Japanese Market Increasingly Attracts Asian Multinational Corporations

Mr. Naoyuki Haraoka's picture

Foreign direct investment (FDI) into Japan has been increasing recently, contradicting the belief Japan is a closed market. Per the Japan External Trade Organization (JETRO), total FDI for 2016 increased more than USD $30 billion over the prior year and 2016 represented the third consecutive yearly increase. Increased FDI from Asian multinational corporations (MNCs) has been noteworthy, recording a 16.7 percent jump over 2015.

A Japan Ministry of Economy, Trade and Industry (METI) survey strikingly showed that the percentage of Asian MNCs FDI relative to Japan’s total inward FDI (IFDI) not only rose to a 27.4 percent share in 2017, but also passed the percentage of American MNCs, which held a 23.2 percent share.

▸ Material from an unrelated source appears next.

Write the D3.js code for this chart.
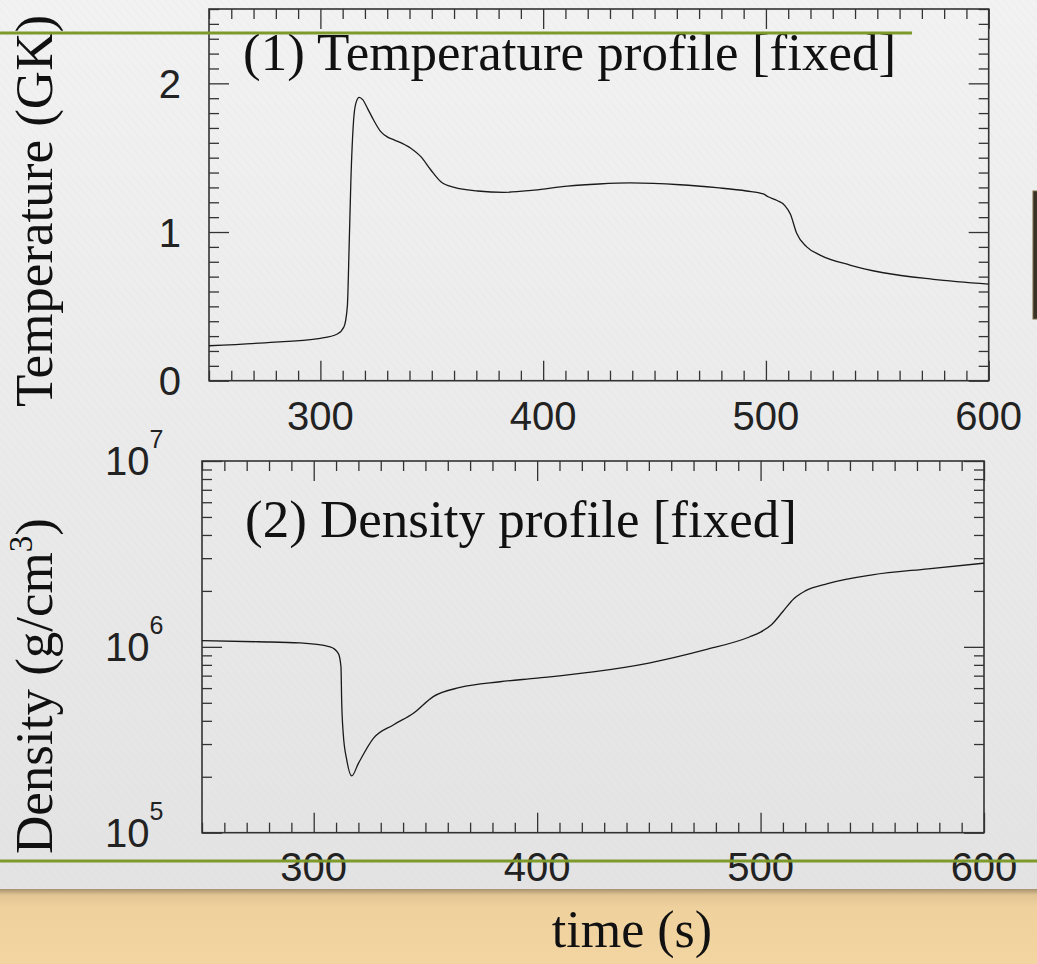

The rise is significant, given Asian FDI had an “only” 18 percent share in 2016. The METI survey reveals most Asian MNCs are lured by Japan’s attractive market, which has many wealthy people who are sensitive to quality of goods and services and thus serves as a good market for testing new goods and services. Interestingly, a majority of the surveyed companies mentioned that they plan to expand their business in Japan. Assuming that the high percentage of IFDI in European countries has something to do with the fact that its neighboring countries have roughly equal levels of economic development, the emergence of more advanced Asian nations implies even more FDI flowing into Japan. In addition, the currently relatively low amount of Asian FDI in Japan suggests there is much potential for more Asian firms to enter Japan. As an aside, the contemporary ratio of IFDI to GDP in Japan is around 4 percent, much lower than the one for Europe or USA. Assuming the global and regional political environment remains stable, 2020, the year of Tokyo Olympics and Paralympics, this ratio should shift notably upward.